What is required: Exactly retype the lines from the top of the data through the line containing "const py = v => (B - v) / ph;", leaving out every picture.

Raw data:

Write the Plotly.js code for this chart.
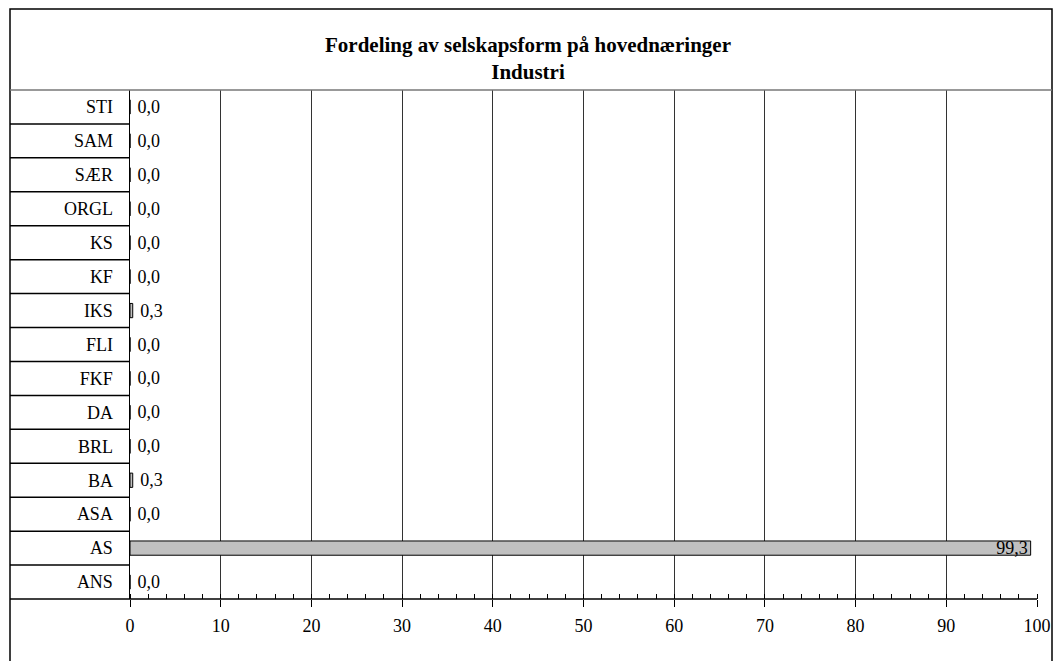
<!DOCTYPE html>
<html><head><meta charset="utf-8">
<script src="https://cdn.plot.ly/plotly-3.0.1.min.js"></script>
<style>html,body{margin:0;padding:0;background:#fff}#c{width:1056px;height:661px}</style>
</head><body><div id="c"></div>
<script>
const categories = ["ANS","AS","ASA","BA","BRL","DA","FKF","FLI","IKS","KF","KS","ORGL","SÆR","SAM","STI"];
const values = [0.0, 99.3, 0.0, 0.3, 0.0, 0.0, 0.0, 0.0, 0.3, 0.0, 0.0, 0.0, 0.0, 0.0, 0.0];
const xTicks = [0,10,20,30,40,50,60,70,80,90,100];
const titleText = "Fordeling av selskapsform på hovednæringer<br>Industri";

const L = 130, R = 1037, T = 90, B = 599;
const pw = R - L, ph = B - T;
const px = v => (v - L) / pw;
const py = v => (B - v) / ph;

const shapes = [];
shapes.push({type:'rect', xref:'paper', yref:'paper', x0:px(10), x1:px(1052), y0:py(675), y1:py(9),
  line:{color:'#000', width:1.5}, fillcolor:'rgba(0,0,0,0)', layer:'above'});
shapes.push({type:'line', xref:'paper', yref:'paper', x0:px(10), x1:px(1052), y0:1, y1:1,
  line:{color:'#777', width:1.5}});
shapes.push({type:'line', xref:'paper', yref:'paper', x0:px(10), x1:1, y0:0, y1:0,
  line:{color:'#000', width:1.5}});
for (let i = 0; i < categories.length - 1; i++) {
  shapes.push({type:'line', xref:'paper', yref:'y', x0:px(10), x1:0, y0:i+0.5, y1:i+0.5,
    line:{color:'#000', width:1.5}});
}

const trace = {
  type:'bar', orientation:'h', y:categories, x:values,
  width:0.42,
  marker:{color:'#c0c0c0', line:{color:'#000', width:1}},
  texttemplate:' %{x:.1f}',
  textposition: values.map(v => v > 90 ? 'inside' : 'outside'),
  insidetextanchor:'end',
  constraintext:'none', cliponaxis:false,
  textfont:{family:'Liberation Serif', size:18, color:'#000'},
  insidetextfont:{family:'Liberation Serif', size:18, color:'#000'},
  outsidetextfont:{family:'Liberation Serif', size:18, color:'#000'},
  hoverinfo:'skip'
};

const layout = {
  width:1056, height:661,
  margin:{l:L, r:1056-R, t:T, b:661-B, pad:0},
  paper_bgcolor:'#fff', plot_bgcolor:'#fff',
  separators:', ',
  showlegend:false,
  font:{family:'Liberation Serif', size:18, color:'#000'},
  title:{text:titleText, x:0.5, xref:'container', xanchor:'center', y:1-52/661, yanchor:'middle',
    font:{family:'Liberation Serif', size:21, color:'#000', weight:'bold'}},
  xaxis:{range:[0,100], tickvals:xTicks, ticktext:xTicks.map(String),
    showgrid:true, gridcolor:'#333', gridwidth:1, zeroline:false,
    showline:false, ticks:'outside', ticklen:7, tickcolor:'#000', tickwidth:1,
    ticklabelstandoff:3,
    minor:{dtick:2, ticks:'inside', ticklen:5, tickcolor:'#000', showgrid:false},
    tickfont:{family:'Liberation Serif', size:18, color:'#000'}, fixedrange:true},
  yaxis:{type:'category', categoryorder:'array', categoryarray:categories,
    range:[-0.5, categories.length-0.5],
    showgrid:false, zeroline:false, showline:true, linecolor:'#000', linewidth:1.5,
    ticks:'', ticklabelstandoff:12,
    tickfont:{family:'Liberation Serif', size:18, color:'#000'}, fixedrange:true},
  shapes:shapes
};

Plotly.newPlot('c', [trace], layout, {staticPlot:true});
</script>
</body></html>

Response below:
Write the Plotly.js code for this chart.
<!DOCTYPE html>
<html><head><meta charset="utf-8">
<script src="https://cdn.plot.ly/plotly-3.0.1.min.js"></script>
<style>html,body{margin:0;padding:0;background:#fff}#c{width:1056px;height:661px}</style>
</head><body><div id="c"></div>
<script>
const categories = ["ANS","AS","ASA","BA","BRL","DA","FKF","FLI","IKS","KF","KS","ORGL","SÆR","SAM","STI"];
const values = [0.0, 99.3, 0.0, 0.3, 0.0, 0.0, 0.0, 0.0, 0.3, 0.0, 0.0, 0.0, 0.0, 0.0, 0.0];
const xTicks = [0,10,20,30,40,50,60,70,80,90,100];
const titleText = "Fordeling av selskapsform på hovednæringer<br>Industri";

const L = 130, R = 1037, T = 90, B = 599;
const pw = R - L, ph = B - T;
const px = v => (v - L) / pw;
const py = v => (B - v) / ph;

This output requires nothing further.